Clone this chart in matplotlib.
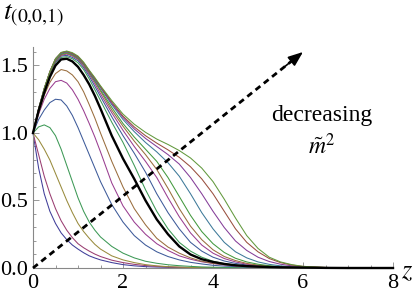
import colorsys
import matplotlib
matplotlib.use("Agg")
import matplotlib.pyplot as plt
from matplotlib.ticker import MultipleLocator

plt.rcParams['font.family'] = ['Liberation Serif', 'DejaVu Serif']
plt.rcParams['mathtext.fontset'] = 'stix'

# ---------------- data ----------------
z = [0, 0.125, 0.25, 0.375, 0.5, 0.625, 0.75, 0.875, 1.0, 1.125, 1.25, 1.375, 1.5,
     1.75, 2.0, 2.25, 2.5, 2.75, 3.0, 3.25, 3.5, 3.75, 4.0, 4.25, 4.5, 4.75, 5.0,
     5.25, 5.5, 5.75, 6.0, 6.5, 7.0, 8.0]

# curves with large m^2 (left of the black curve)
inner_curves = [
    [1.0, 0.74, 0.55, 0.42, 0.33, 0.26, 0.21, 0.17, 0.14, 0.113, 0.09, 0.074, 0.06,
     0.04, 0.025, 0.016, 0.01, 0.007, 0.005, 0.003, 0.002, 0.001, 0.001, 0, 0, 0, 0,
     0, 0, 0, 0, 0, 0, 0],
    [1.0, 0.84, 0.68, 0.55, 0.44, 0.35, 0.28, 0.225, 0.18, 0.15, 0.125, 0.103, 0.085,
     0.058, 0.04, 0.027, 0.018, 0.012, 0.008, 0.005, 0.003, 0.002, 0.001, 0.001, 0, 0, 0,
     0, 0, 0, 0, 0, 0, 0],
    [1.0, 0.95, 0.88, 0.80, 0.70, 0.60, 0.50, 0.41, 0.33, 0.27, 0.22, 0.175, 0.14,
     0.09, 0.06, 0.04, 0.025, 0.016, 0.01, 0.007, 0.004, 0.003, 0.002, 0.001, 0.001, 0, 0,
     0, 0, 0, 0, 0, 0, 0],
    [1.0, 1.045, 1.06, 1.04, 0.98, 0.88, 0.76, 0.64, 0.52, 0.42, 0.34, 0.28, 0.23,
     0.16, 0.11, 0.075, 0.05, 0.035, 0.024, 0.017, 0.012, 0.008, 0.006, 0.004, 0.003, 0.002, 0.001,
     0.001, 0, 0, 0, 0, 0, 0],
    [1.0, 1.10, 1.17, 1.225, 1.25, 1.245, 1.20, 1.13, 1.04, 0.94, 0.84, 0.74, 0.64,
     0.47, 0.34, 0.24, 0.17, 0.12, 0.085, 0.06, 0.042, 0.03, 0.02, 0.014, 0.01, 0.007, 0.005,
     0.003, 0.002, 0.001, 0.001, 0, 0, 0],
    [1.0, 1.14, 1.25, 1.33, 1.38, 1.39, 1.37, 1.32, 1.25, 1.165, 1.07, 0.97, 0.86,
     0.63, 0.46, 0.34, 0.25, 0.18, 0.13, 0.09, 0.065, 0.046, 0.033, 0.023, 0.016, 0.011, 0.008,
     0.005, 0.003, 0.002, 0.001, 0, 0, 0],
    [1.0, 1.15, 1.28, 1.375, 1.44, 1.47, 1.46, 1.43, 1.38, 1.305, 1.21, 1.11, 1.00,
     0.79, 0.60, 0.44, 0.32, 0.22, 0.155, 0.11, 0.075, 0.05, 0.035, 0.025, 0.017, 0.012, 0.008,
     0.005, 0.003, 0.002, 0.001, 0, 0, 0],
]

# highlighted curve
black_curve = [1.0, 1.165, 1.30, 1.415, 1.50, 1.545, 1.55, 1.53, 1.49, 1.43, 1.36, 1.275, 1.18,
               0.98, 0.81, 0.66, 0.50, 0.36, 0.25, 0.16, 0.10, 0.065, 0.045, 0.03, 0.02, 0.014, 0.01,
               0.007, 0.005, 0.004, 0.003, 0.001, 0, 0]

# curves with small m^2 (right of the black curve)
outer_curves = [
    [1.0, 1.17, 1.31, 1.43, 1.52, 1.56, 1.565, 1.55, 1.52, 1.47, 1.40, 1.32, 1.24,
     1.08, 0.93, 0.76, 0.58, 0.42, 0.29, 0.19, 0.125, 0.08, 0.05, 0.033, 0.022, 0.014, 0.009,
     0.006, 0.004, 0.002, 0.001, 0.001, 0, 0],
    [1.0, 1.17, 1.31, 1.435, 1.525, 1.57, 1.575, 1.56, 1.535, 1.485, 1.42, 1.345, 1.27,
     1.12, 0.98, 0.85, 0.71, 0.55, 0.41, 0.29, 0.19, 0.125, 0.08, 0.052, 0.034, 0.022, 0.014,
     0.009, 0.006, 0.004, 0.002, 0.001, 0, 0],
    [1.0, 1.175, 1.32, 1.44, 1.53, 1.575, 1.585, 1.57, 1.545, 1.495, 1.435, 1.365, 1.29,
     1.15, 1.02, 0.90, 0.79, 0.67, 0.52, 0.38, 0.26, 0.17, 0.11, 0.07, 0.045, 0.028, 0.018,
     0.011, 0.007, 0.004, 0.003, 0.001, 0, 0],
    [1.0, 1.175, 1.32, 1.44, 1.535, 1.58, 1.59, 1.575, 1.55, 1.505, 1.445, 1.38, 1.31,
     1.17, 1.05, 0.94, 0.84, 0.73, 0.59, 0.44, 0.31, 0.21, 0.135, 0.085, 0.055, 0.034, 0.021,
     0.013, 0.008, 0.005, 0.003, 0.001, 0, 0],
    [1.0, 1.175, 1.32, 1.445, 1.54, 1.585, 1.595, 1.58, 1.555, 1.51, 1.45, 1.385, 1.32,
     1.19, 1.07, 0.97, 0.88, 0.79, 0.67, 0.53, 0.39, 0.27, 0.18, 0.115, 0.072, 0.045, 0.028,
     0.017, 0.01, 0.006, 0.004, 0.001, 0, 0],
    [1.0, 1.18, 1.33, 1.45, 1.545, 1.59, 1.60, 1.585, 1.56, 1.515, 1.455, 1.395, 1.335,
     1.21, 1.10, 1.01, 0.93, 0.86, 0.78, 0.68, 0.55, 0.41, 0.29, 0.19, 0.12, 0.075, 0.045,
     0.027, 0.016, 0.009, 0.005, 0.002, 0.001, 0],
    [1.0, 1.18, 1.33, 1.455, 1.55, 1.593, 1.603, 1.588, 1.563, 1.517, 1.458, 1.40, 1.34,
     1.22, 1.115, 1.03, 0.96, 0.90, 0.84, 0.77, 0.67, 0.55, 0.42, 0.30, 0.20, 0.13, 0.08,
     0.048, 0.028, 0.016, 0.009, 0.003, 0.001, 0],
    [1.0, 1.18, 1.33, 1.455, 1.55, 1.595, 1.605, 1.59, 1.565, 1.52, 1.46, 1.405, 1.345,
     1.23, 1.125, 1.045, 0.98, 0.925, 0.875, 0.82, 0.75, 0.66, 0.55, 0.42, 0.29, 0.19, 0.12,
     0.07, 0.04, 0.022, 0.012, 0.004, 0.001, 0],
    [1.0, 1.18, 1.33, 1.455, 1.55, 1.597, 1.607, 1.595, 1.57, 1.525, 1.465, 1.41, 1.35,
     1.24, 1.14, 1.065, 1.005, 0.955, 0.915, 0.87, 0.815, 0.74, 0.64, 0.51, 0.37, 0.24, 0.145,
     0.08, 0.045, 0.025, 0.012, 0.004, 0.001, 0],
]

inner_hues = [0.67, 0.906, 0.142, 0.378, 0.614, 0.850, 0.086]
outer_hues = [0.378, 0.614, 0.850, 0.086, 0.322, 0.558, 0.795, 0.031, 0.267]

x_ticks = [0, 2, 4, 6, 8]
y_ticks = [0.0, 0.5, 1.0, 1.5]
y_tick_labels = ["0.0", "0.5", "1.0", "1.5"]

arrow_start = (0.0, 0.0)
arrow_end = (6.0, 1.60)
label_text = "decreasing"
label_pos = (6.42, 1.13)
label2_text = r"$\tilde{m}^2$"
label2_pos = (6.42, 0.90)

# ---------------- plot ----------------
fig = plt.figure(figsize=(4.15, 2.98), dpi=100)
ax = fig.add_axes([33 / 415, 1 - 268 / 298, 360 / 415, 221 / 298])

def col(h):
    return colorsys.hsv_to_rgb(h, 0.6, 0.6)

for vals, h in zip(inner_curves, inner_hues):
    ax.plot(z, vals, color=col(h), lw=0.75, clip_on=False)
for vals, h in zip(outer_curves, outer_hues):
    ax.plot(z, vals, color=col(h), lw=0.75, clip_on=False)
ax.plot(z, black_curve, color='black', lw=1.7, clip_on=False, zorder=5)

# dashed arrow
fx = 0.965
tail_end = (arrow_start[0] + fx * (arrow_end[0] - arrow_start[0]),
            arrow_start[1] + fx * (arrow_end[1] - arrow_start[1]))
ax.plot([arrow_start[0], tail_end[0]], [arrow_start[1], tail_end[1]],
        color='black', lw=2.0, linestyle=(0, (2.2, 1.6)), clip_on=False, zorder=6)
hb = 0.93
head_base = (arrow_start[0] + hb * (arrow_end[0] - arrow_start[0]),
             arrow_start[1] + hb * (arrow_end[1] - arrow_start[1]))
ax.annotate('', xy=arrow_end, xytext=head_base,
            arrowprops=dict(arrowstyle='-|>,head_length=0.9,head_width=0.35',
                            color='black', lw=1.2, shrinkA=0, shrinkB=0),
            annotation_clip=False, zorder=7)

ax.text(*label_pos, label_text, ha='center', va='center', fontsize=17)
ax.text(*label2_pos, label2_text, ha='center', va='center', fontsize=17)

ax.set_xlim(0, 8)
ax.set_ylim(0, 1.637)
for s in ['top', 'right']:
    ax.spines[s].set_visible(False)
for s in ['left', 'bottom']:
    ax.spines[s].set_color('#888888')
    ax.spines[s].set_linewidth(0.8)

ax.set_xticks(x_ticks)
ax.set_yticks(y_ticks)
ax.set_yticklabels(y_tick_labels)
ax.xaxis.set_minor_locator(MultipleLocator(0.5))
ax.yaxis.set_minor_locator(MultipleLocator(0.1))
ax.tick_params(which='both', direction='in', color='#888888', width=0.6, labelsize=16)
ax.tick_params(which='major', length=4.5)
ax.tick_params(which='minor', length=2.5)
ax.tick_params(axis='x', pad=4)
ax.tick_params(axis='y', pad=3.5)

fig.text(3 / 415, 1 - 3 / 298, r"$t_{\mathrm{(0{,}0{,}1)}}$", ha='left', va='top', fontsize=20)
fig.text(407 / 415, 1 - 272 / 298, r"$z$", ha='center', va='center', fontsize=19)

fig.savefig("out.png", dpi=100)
* * *
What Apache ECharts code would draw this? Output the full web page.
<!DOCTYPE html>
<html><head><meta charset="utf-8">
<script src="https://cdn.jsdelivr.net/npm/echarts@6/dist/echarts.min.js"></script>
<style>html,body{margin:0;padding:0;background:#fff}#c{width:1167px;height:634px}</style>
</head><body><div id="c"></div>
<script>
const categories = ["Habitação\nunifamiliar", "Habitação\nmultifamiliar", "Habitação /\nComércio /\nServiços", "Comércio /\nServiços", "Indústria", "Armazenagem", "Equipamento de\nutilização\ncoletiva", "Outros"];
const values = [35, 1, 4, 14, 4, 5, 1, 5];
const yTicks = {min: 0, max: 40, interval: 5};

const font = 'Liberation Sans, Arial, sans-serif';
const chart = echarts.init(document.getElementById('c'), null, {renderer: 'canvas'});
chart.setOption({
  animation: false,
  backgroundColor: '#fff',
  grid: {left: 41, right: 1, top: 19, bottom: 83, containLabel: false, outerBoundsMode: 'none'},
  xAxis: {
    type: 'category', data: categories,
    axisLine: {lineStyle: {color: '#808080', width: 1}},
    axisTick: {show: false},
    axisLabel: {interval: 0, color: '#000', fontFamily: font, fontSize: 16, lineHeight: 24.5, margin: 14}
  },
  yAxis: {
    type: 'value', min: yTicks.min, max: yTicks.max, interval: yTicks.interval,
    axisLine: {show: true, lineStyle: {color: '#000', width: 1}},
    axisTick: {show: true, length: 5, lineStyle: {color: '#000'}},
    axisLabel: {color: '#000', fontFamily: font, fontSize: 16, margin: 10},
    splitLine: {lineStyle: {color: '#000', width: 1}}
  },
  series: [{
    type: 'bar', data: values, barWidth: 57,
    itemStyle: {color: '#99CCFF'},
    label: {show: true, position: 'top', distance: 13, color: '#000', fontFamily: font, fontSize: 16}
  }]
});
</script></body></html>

» INSTRUCTION:
Repeat word for word the lines from the line with "What Apache ECharts" to the line with "</script></body></html>", both lines included.

» EXERCISE ANSWER:
What Apache ECharts code would draw this? Output the full web page.
<!DOCTYPE html>
<html><head><meta charset="utf-8">
<script src="https://cdn.jsdelivr.net/npm/echarts@6/dist/echarts.min.js"></script>
<style>html,body{margin:0;padding:0;background:#fff}#c{width:1167px;height:634px}</style>
</head><body><div id="c"></div>
<script>
const categories = ["Habitação\nunifamiliar", "Habitação\nmultifamiliar", "Habitação /\nComércio /\nServiços", "Comércio /\nServiços", "Indústria", "Armazenagem", "Equipamento de\nutilização\ncoletiva", "Outros"];
const values = [35, 1, 4, 14, 4, 5, 1, 5];
const yTicks = {min: 0, max: 40, interval: 5};

const font = 'Liberation Sans, Arial, sans-serif';
const chart = echarts.init(document.getElementById('c'), null, {renderer: 'canvas'});
chart.setOption({
  animation: false,
  backgroundColor: '#fff',
  grid: {left: 41, right: 1, top: 19, bottom: 83, containLabel: false, outerBoundsMode: 'none'},
  xAxis: {
    type: 'category', data: categories,
    axisLine: {lineStyle: {color: '#808080', width: 1}},
    axisTick: {show: false},
    axisLabel: {interval: 0, color: '#000', fontFamily: font, fontSize: 16, lineHeight: 24.5, margin: 14}
  },
  yAxis: {
    type: 'value', min: yTicks.min, max: yTicks.max, interval: yTicks.interval,
    axisLine: {show: true, lineStyle: {color: '#000', width: 1}},
    axisTick: {show: true, length: 5, lineStyle: {color: '#000'}},
    axisLabel: {color: '#000', fontFamily: font, fontSize: 16, margin: 10},
    splitLine: {lineStyle: {color: '#000', width: 1}}
  },
  series: [{
    type: 'bar', data: values, barWidth: 57,
    itemStyle: {color: '#99CCFF'},
    label: {show: true, position: 'top', distance: 13, color: '#000', fontFamily: font, fontSize: 16}
  }]
});
</script></body></html>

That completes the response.